Recent geopolitical developments and economic turmoil have significantly altered business leaders’ perceptions of the risks they face and their resilience to those risks, which has fallen dramatically since 2021. The impact of inflation is a cause for particular concern, alongside the fear that global tensions are increasing the threat from external forces.
This is among the findings of Beazley’s latest Risk & Resilience research, published today, which suggests that businesses in the UK and US are struggling to adjust to this new risk environment, and that few business leaders feel well able to manage current geopolitical risks.

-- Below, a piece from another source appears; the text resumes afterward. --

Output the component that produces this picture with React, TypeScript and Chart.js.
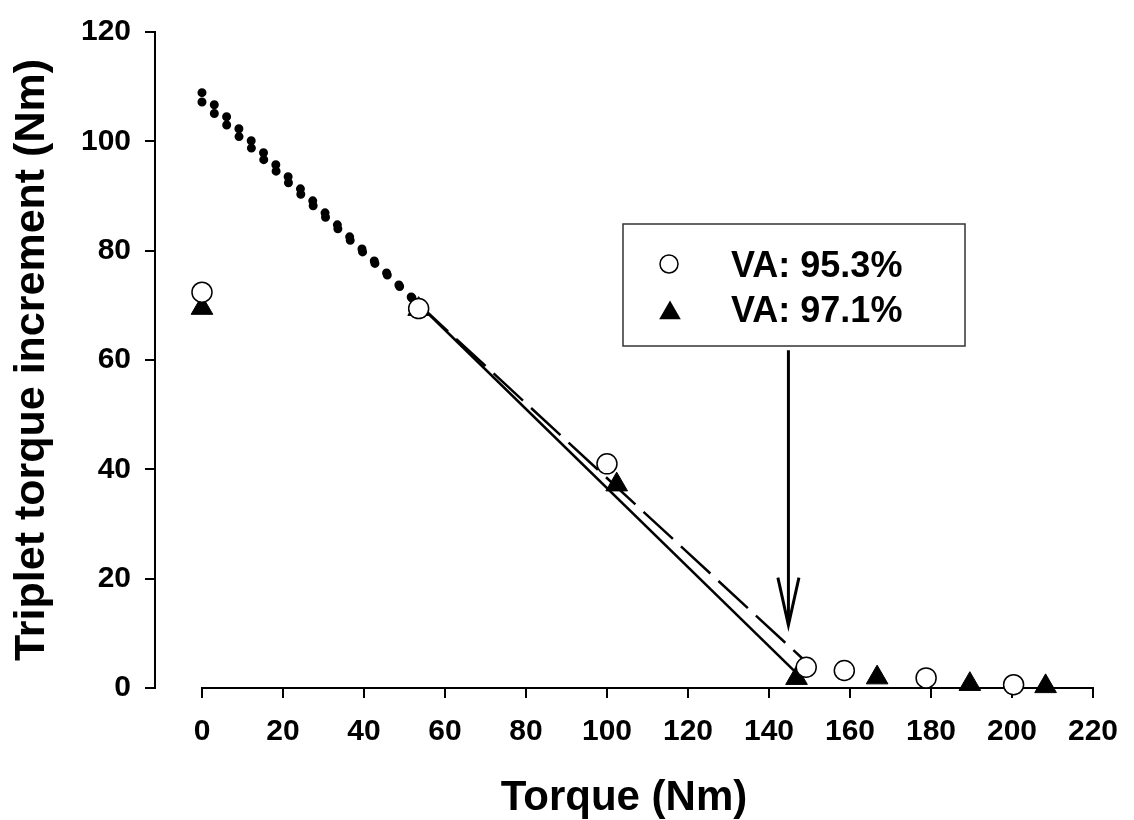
import React, { useEffect, useRef } from 'react';
import { Chart, registerables } from 'chart.js';

Chart.register(...registerables);

// ---- data ----
const xTickValues = [0, 20, 40, 60, 80, 100, 120, 140, 160, 180, 200, 220];
const yTickValues = [0, 20, 40, 60, 80, 100, 120];

const seriesLabels = ['VA: 95.3%', 'VA: 97.1%'];

const circleX = [0, 53.5, 100, 149.2, 158.6, 178.8, 200.4];
const circleY = [72.4, 69.4, 41, 3.8, 3.2, 1.85, 0.6];

const triangleX = [0, 53.5, 102.4, 146.8, 166.7, 189.6, 208.3];
const triangleY = [69.5, 69.3, 37.2, 1.8, 1.9, 0.7, 0.3];

const solidFitX = [53.5, 147];
const solidFitY = [70.2, 2.6];

const dashedFitX = [53.5, 150];
const dashedFitY = [70.2, 4.2];

const dottedUpperX = [0, 53.5];
const dottedUpperY = [108.9, 70.2];

const dottedLowerX = [0, 53.5];
const dottedLowerY = [107.2, 70.2];

const arrowShaftX = [144.8, 144.8];
const arrowShaftY = [61.8, 11.5];

const arrowHeadX = [142.2, 144.8, 147.4];
const arrowHeadY = [20.2, 11.5, 20.2];

const xTitle = 'Torque (Nm)';
const yTitle = 'Triplet torque increment (Nm)';

const FONT = "'Liberation Sans', Arial, Helvetica, sans-serif";

const pts = (xs: number[], ys: number[]) => xs.map((x, i) => ({ x, y: ys[i] }));

const axisLinePlugin = {
  id: 'xAxisLine',
  beforeDatasetsDraw(chart: any) {
    const { ctx, chartArea, scales } = chart;
    const x0 = scales.x.getPixelForValue(xTickValues[0]);
    const x1 = scales.x.getPixelForValue(xTickValues[xTickValues.length - 1]);
    ctx.save();
    ctx.strokeStyle = '#000';
    ctx.lineWidth = 2;
    ctx.beginPath();
    ctx.moveTo(x0 - 1, chartArea.bottom);
    ctx.lineTo(x1 + 1, chartArea.bottom);
    ctx.stroke();
    ctx.restore();
  },
};

const legendBoxPlugin = {
  id: 'legendBox',
  afterDraw(chart: any) {
    const { ctx } = chart;
    const left = 623, top = 224, right = 965, bottom = 346;
    ctx.save();
    ctx.fillStyle = '#fff';
    ctx.fillRect(left, top, right - left, bottom - top);
    ctx.strokeStyle = '#333';
    ctx.lineWidth = 1.5;
    ctx.strokeRect(left, top, right - left, bottom - top);

    // circle marker
    ctx.beginPath();
    ctx.arc(669, 264, 9, 0, Math.PI * 2);
    ctx.fillStyle = '#fff';
    ctx.fill();
    ctx.lineWidth = 1.5;
    ctx.strokeStyle = '#000';
    ctx.stroke();

    // triangle marker
    const cx = 670, cy = 313, r = 12.5;
    ctx.beginPath();
    for (let k = 0; k < 3; k++) {
      const a = -Math.PI / 2 + (k * 2 * Math.PI) / 3;
      const px = cx + Math.cos(a) * r;
      const py = cy + Math.sin(a) * r;
      if (k === 0) ctx.moveTo(px, py);
      else ctx.lineTo(px, py);
    }
    ctx.closePath();
    ctx.fillStyle = '#000';
    ctx.fill();

    ctx.fillStyle = '#000';
    ctx.font = `bold 36px ${FONT}`;
    ctx.textAlign = 'left';
    ctx.textBaseline = 'alphabetic';
    ctx.fillText(chart.data.datasets[0].label, 731, 277);
    ctx.fillText(chart.data.datasets[1].label, 731, 322);
    ctx.restore();
  },
};

export default function App() {
  const canvasRef = useRef<HTMLCanvasElement | null>(null);

  useEffect(() => {
    const canvas = canvasRef.current;
    if (!canvas) return;

    const lineBase = {
      showLine: true,
      pointRadius: 0,
      borderColor: '#000',
      backgroundColor: '#000',
      fill: false,
      clip: false as any,
      order: 2,
    };

    const chart = new Chart(canvas, {
      type: 'scatter',
      data: {
        datasets: [
          {
            label: seriesLabels[0],
            data: pts(circleX, circleY),
            pointStyle: 'circle',
            pointRadius: 10,
            pointBorderWidth: 1.5,
            pointBackgroundColor: '#fff',
            pointBorderColor: '#000',
            showLine: false,
            clip: false as any,
            order: 0,
          },
          {
            label: seriesLabels[1],
            data: pts(triangleX, triangleY),
            pointStyle: 'triangle',
            pointRadius: 12.5,
            pointBorderWidth: 1,
            pointBackgroundColor: '#000',
            pointBorderColor: '#000',
            showLine: false,
            clip: false as any,
            order: 0,
          },
          {
            ...lineBase,
            label: 'solid fit',
            data: pts(solidFitX, solidFitY),
            borderWidth: 2.5,
          },
          {
            ...lineBase,
            label: 'dashed fit',
            data: pts(dashedFitX, dashedFitY),
            borderWidth: 2.5,
            borderDash: [40, 11],
          },
          {
            ...lineBase,
            label: 'extrapolation 1',
            data: pts(dottedUpperX, dottedUpperY),
            borderWidth: 9,
            borderDash: [0, 17.2],
            borderCapStyle: 'round',
          },
          {
            ...lineBase,
            label: 'extrapolation 2',
            data: pts(dottedLowerX, dottedLowerY),
            borderWidth: 9,
            borderDash: [0, 16.9],
            borderCapStyle: 'round',
          },
          {
            ...lineBase,
            label: 'arrow shaft',
            data: pts(arrowShaftX, arrowShaftY),
            borderWidth: 3,
          },
          {
            ...lineBase,
            label: 'arrow head',
            data: pts(arrowHeadX, arrowHeadY),
            borderWidth: 3,
            borderJoinStyle: 'miter',
          },
        ] as any,
      },
      options: {
        animation: false,
        responsive: false,
        events: [],
        layout: { padding: { top: 24, right: 32, left: 0, bottom: 0 } },
        plugins: {
          legend: { display: false },
          tooltip: { enabled: false },
        },
        scales: {
          x: {
            type: 'linear',
            min: -11.6,
            max: 220,
            afterBuildTicks: (axis: any) => {
              axis.ticks = xTickValues.map((v) => ({ value: v }));
            },
            afterFit: (s: any) => {
              s.height = 132;
            },
            border: { display: false },
            grid: {
              drawOnChartArea: false,
              drawTicks: true,
              tickLength: 10,
              lineWidth: 2,
              tickWidth: 2,
              color: '#000',
              tickColor: '#000',
            },
            ticks: {
              color: '#000',
              font: { family: FONT, size: 30, weight: 'bold' },
              padding: 16,
              maxRotation: 0,
              autoSkip: false,
            },
            title: {
              display: true,
              text: xTitle,
              color: '#000',
              font: { family: FONT, size: 42, weight: 'bold', lineHeight: 1 },
              padding: { top: 0, bottom: 1 },
            },
          },
          y: {
            type: 'linear',
            min: yTickValues[0],
            max: yTickValues[yTickValues.length - 1],
            afterBuildTicks: (axis: any) => {
              axis.ticks = yTickValues.map((v) => ({ value: v }));
            },
            afterFit: (s: any) => {
              s.width = 155;
            },
            border: { display: true, color: '#000', width: 2 },
            grid: {
              drawOnChartArea: false,
              drawTicks: true,
              tickLength: 10,
              lineWidth: 2,
              tickWidth: 2,
              color: '#000',
              tickColor: '#000',
            },
            ticks: {
              color: '#000',
              font: { family: FONT, size: 30, weight: 'bold' },
              padding: 14,
            },
            title: {
              display: true,
              text: yTitle,
              color: '#000',
              font: { family: FONT, size: 43, weight: 'bold', lineHeight: 1 },
              padding: { top: 11, bottom: 0 },
            },
          },
        },
      } as any,
      plugins: [axisLinePlugin, legendBoxPlugin],
    });

    return () => {
      chart.destroy();
    };
  }, []);

  return (
    <div style={{ position: 'absolute', left: 0, top: 0, width: 1134, height: 820, background: '#fff' }}>
      <canvas ref={canvasRef} width={1134} height={820} style={{ display: 'block' }} />
    </div>
  );
}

Commenting on the findings of the research, Roddy Barnett, Beazley’s head of political risks and trade credit said: “Against a challenging backdrop, business strategies are now at a point of inflection. Even those territories far removed from the theatre of war in Eastern Europe are feeling the impact of global sanctions and commodity shortages on risks across the board from supply chain to cyber to political risk and trade credit.
“Businesses need to know that as we face a moment of geopolitical change, which is fraught with unpredictability, they can protect overseas physical assets and their human capital both at home and abroad, by actively investing in a mixture of risk management and effective insurance cover.”
Key research findings (Source: Beazley)
The report’s results paint a troubling picture.
• It is urgent that business builds its resilience as we face a high risk/low resilience geopolitical environment.
• Inflation is a dominant threat with 55% of business leaders believing they lack the necessary resilience to deal with it, which rises to 65% in the US.
• The proportion of business leaders ranking war and terror as their top risk is up 46% on the previous year.
• Economic uncertainty is up 31% on the year before.
• Rising prices and an unpredictable economic environment are driving instability and civil unrest as we have already seen in Sri Lanka, with countries such as Egypt and Turkey possibly vulnerable too.
• US business must confront the double threat of unpredictability at home from rising gun violence, whilst as a world superpower it is facing up to a watershed in geopolitics as its relationship with Russia and China shifts.
• Business leaders need to better understand their geopolitical risks and prepare for and seek to mitigate them where possible. Specialist political risk, trade credit and terrorism insurers have a role to play in providing appropriate cover that provides the risk mitigation that they need.
Beazley’s research was conducted during January 2022, among 1,000 business leaders and insurance buyers of businesses based in the UK and US with international operations. Of the firms surveyed in both the US and the UK there was an equal split of respondents across company sizes of: US$250,000-US$1m, US$1,000,001-US$10m, S$10,000,001-US$100million, US$100,000,001-US$1bn, more than US$1bn.